In ancient times, when navigation was undeveloped, transport for sale over a long distance was a lucrative and important method for ancient merchants in Silk Road. In order to achieve more commercial profit, they had their adventure and long journey. People mainly depended on camels, horses and mules to carry their goods. A large trade convoy usually consisted of dozens or even hundreds of camels.
In the heyday of Han and Tang dynasties, groups of traveling merchants and rows of commodities-carrying camels and horses came and went in an endless stream between the East and the West.

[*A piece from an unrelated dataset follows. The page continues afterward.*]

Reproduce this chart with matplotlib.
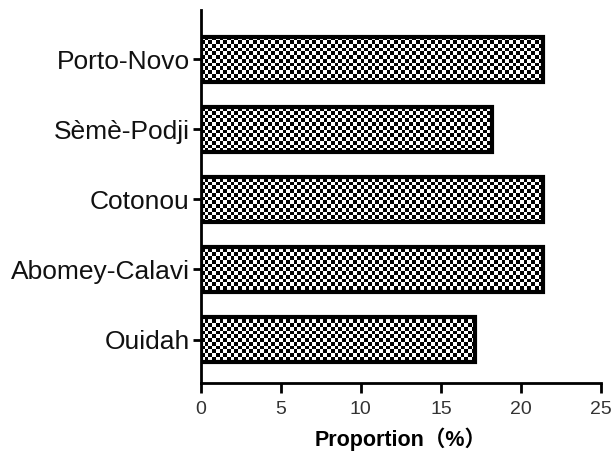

During their travel, they not only engaged in their trade, but also delivered different idea, culture and products to the East and West.
In the literature records of Chinese history, nationalities in Central Asia were the connoisseur of business, even the Nomadic people in the north, often included merchant group from Central Asia.
The most successful traders of the Silk Road were the Sogdians, an Iranian people who inhabited the region of Transoxiana (corresponding to the modern-day republics of Uzbekistan and Tajikistan) in Central Asia. They formed a caravan to travel to China and Central Asia back and forth. The Sogdians were not only merchants; they were also interpreters, entertainers, horse breeders, craftsmen, and transmitters of ideas. They not only provided fresh goods for Chinese and westerns, but also brought them special culture. Indeed their language became the lingua franca of the Silk Road. Already by the fourth century, the Sogdians had established numerous communities in China, particularly in Gansu and Ningxia.
Emissaries from distant countries were sometimes merchants. While paying tribute to the emperor, in fact, merchants also engaged in the trade activities. The famous emissary Marco Polo was initially a merchant. He traveled on the Silk Road by his own account, working for Qubilai Khan. He traveled overland through Persia across the Pamirs and south of the Taklimakan. Then he returned by sea from China around south Asia to Hormuz, whence he went overland to the Mediterranean.